> Set problem:
Nothing outside the range from the line with "Emit a Python" to the line with "ax = fig.add_axes([0.0589, 0.1119, 0.9227, 0.7651])" belongs in the copy, and no pictures do either; repeat that range exactly.

***** Provided entries

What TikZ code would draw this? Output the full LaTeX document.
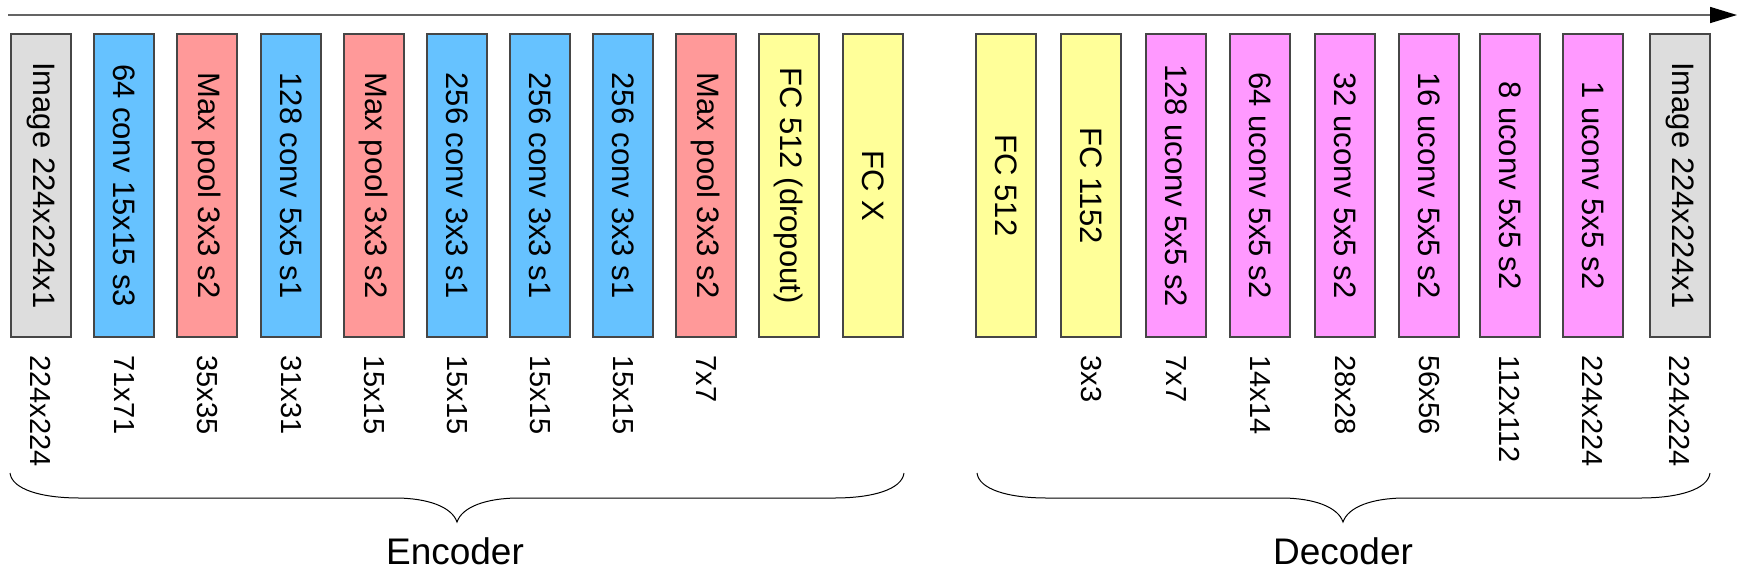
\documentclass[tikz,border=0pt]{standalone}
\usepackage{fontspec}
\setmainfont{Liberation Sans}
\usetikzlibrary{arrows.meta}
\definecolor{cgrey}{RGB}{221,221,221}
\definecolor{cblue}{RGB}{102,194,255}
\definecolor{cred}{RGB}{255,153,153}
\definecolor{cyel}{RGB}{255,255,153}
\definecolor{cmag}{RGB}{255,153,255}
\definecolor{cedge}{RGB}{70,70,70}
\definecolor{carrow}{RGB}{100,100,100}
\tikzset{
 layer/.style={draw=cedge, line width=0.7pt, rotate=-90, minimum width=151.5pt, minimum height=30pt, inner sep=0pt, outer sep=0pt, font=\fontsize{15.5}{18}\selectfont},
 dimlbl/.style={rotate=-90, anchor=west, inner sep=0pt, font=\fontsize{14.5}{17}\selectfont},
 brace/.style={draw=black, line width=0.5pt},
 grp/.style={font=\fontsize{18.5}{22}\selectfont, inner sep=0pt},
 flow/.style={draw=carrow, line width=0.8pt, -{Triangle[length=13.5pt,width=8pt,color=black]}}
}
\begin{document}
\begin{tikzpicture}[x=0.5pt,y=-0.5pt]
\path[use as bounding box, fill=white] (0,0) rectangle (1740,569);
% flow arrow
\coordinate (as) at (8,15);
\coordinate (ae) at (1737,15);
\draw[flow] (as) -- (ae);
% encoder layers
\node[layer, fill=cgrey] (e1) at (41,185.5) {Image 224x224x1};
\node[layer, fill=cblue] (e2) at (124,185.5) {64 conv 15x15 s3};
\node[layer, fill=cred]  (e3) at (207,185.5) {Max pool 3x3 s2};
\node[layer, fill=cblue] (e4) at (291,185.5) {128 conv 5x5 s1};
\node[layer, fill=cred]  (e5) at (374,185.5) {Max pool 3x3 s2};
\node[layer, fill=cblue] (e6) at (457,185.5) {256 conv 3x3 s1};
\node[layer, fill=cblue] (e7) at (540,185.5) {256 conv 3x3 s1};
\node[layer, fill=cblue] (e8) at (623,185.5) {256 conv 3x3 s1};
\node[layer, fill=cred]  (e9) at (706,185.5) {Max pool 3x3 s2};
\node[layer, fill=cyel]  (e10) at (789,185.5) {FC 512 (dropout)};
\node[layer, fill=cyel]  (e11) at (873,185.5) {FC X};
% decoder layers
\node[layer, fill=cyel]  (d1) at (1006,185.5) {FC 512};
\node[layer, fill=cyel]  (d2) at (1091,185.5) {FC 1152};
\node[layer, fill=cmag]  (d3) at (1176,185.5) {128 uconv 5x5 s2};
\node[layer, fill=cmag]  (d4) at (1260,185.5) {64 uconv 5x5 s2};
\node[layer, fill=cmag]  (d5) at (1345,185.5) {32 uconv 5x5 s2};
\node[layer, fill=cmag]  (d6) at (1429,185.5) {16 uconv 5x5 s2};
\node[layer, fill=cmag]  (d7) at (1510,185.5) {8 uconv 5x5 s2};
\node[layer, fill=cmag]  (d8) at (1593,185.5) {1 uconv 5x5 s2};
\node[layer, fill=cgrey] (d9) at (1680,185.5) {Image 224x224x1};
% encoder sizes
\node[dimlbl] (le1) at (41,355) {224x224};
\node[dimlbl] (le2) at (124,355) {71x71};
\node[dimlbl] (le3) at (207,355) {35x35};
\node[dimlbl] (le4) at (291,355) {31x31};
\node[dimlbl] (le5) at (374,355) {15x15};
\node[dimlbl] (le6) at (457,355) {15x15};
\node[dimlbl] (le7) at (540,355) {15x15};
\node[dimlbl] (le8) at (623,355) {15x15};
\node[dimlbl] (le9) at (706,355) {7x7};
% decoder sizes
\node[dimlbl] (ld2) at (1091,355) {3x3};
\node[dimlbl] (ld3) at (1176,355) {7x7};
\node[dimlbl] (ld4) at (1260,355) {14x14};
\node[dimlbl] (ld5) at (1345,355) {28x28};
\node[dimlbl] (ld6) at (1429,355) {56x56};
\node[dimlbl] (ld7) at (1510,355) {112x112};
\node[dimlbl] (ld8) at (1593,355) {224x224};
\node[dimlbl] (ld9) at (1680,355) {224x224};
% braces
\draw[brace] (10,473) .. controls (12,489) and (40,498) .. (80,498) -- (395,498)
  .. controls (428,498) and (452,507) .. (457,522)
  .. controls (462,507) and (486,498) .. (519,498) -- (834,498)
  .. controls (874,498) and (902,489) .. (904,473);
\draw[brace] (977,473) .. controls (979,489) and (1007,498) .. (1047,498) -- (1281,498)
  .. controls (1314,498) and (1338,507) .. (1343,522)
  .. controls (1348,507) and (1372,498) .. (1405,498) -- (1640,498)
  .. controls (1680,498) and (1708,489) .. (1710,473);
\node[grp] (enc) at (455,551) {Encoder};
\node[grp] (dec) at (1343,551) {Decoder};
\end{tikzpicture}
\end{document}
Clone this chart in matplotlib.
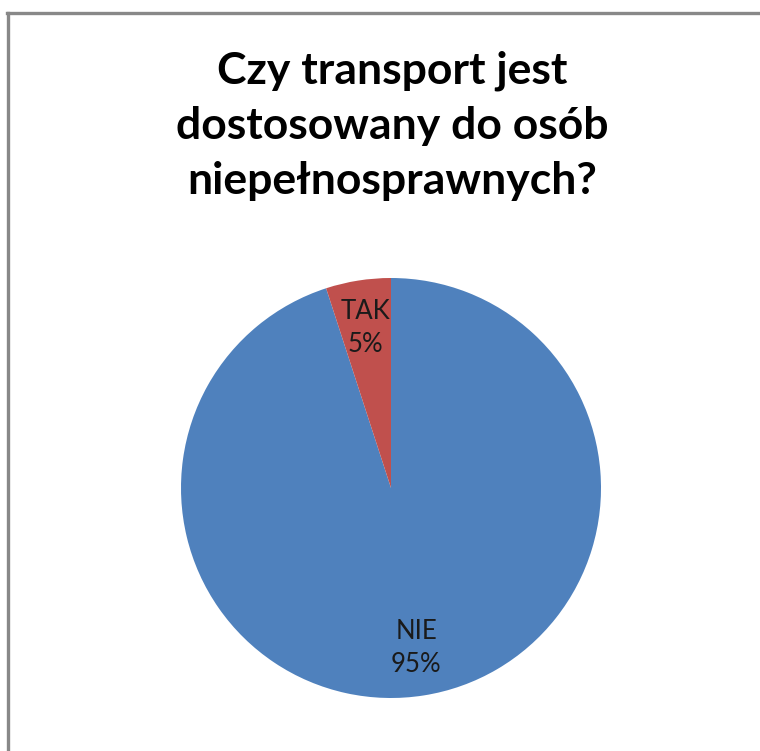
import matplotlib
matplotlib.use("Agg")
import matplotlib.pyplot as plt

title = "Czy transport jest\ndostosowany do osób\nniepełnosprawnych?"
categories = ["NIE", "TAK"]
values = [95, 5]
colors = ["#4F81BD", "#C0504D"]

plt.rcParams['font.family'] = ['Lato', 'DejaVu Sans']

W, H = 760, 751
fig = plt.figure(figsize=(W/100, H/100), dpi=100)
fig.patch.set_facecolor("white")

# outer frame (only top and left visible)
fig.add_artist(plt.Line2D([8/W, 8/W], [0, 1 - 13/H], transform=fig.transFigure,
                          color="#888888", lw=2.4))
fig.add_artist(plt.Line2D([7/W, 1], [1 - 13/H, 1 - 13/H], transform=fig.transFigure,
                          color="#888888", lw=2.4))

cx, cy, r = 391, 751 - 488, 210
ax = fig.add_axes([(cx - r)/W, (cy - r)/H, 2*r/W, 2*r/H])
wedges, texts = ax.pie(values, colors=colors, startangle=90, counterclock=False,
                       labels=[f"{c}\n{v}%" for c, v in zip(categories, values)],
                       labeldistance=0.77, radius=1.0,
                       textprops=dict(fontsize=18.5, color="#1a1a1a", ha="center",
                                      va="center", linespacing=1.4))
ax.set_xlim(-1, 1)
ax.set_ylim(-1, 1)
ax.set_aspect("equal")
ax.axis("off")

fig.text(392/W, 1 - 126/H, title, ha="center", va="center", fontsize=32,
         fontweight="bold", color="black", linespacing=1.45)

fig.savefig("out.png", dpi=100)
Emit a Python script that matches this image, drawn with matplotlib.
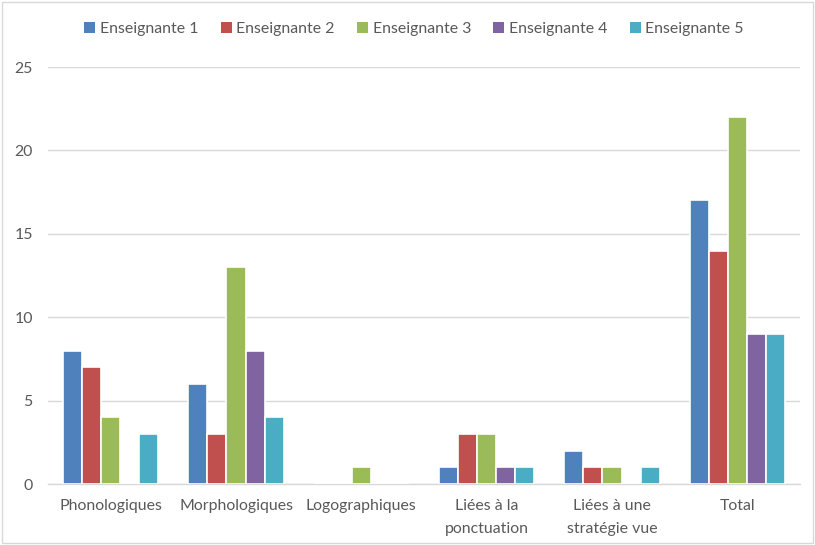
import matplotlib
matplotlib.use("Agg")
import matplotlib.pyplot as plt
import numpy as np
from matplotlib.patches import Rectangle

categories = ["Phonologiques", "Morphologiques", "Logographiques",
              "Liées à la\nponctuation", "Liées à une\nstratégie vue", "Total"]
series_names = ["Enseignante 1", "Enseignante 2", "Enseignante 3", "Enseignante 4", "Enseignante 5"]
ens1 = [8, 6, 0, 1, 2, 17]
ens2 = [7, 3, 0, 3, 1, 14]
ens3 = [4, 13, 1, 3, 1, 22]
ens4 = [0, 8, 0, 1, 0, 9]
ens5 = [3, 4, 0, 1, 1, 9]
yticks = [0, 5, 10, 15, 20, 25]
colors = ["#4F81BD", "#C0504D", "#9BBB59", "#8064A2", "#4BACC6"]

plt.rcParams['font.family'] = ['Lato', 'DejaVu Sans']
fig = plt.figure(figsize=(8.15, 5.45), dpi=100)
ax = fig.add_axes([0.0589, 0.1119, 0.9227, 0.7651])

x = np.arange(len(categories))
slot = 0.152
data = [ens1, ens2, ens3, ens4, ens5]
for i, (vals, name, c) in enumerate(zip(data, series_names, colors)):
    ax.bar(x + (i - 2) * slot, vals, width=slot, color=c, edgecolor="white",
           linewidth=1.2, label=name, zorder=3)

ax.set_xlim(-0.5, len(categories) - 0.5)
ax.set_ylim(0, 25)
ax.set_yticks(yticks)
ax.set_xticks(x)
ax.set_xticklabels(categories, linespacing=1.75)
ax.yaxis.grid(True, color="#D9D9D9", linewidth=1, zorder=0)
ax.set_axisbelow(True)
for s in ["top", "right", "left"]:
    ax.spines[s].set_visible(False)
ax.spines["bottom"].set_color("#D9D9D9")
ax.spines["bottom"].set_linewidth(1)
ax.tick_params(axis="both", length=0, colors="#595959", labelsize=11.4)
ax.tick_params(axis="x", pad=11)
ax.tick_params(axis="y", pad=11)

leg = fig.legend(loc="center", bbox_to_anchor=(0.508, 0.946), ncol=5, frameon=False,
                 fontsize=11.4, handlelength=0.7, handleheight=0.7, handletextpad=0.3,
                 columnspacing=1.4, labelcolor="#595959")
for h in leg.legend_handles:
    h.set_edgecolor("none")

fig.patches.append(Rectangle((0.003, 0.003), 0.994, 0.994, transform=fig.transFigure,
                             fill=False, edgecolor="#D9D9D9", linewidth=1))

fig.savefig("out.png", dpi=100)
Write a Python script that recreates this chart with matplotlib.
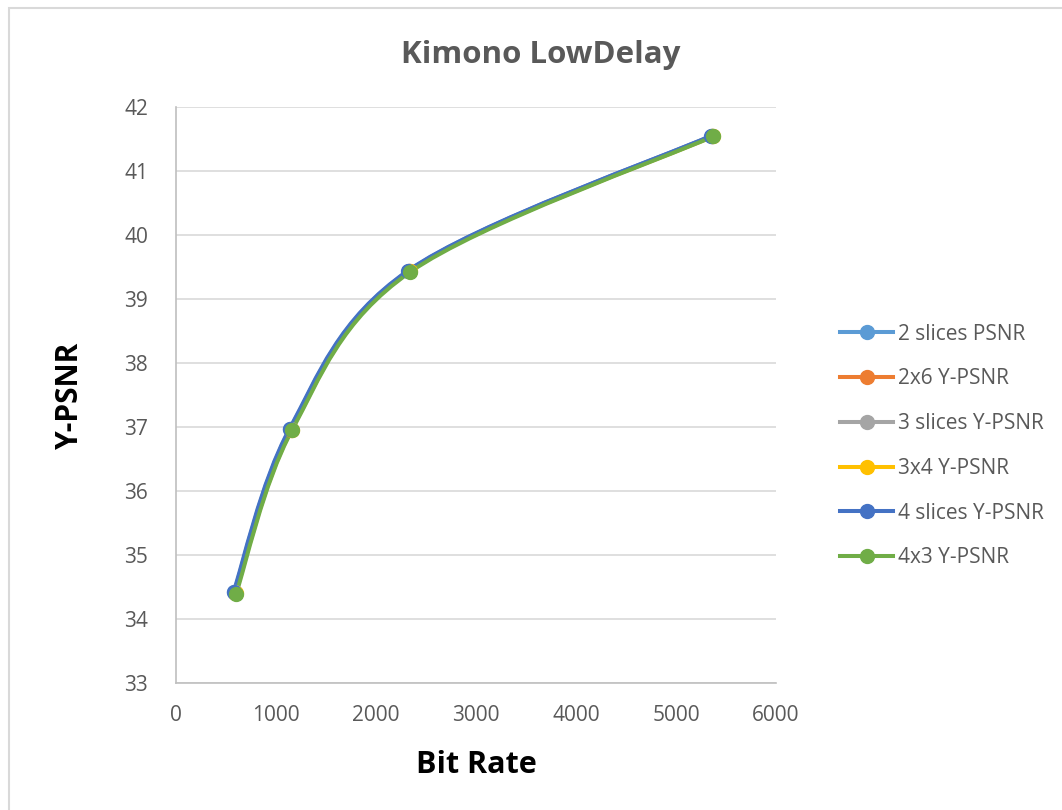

**********

> Exercise output:
Emit a Python script that matches this image, drawn with matplotlib.
import matplotlib
matplotlib.use("Agg")
import matplotlib.pyplot as plt
import numpy as np
from matplotlib.patches import Rectangle

categories = ["Phonologiques", "Morphologiques", "Logographiques",
              "Liées à la\nponctuation", "Liées à une\nstratégie vue", "Total"]
series_names = ["Enseignante 1", "Enseignante 2", "Enseignante 3", "Enseignante 4", "Enseignante 5"]
ens1 = [8, 6, 0, 1, 2, 17]
ens2 = [7, 3, 0, 3, 1, 14]
ens3 = [4, 13, 1, 3, 1, 22]
ens4 = [0, 8, 0, 1, 0, 9]
ens5 = [3, 4, 0, 1, 1, 9]
yticks = [0, 5, 10, 15, 20, 25]
colors = ["#4F81BD", "#C0504D", "#9BBB59", "#8064A2", "#4BACC6"]

plt.rcParams['font.family'] = ['Lato', 'DejaVu Sans']
fig = plt.figure(figsize=(8.15, 5.45), dpi=100)
ax = fig.add_axes([0.0589, 0.1119, 0.9227, 0.7651])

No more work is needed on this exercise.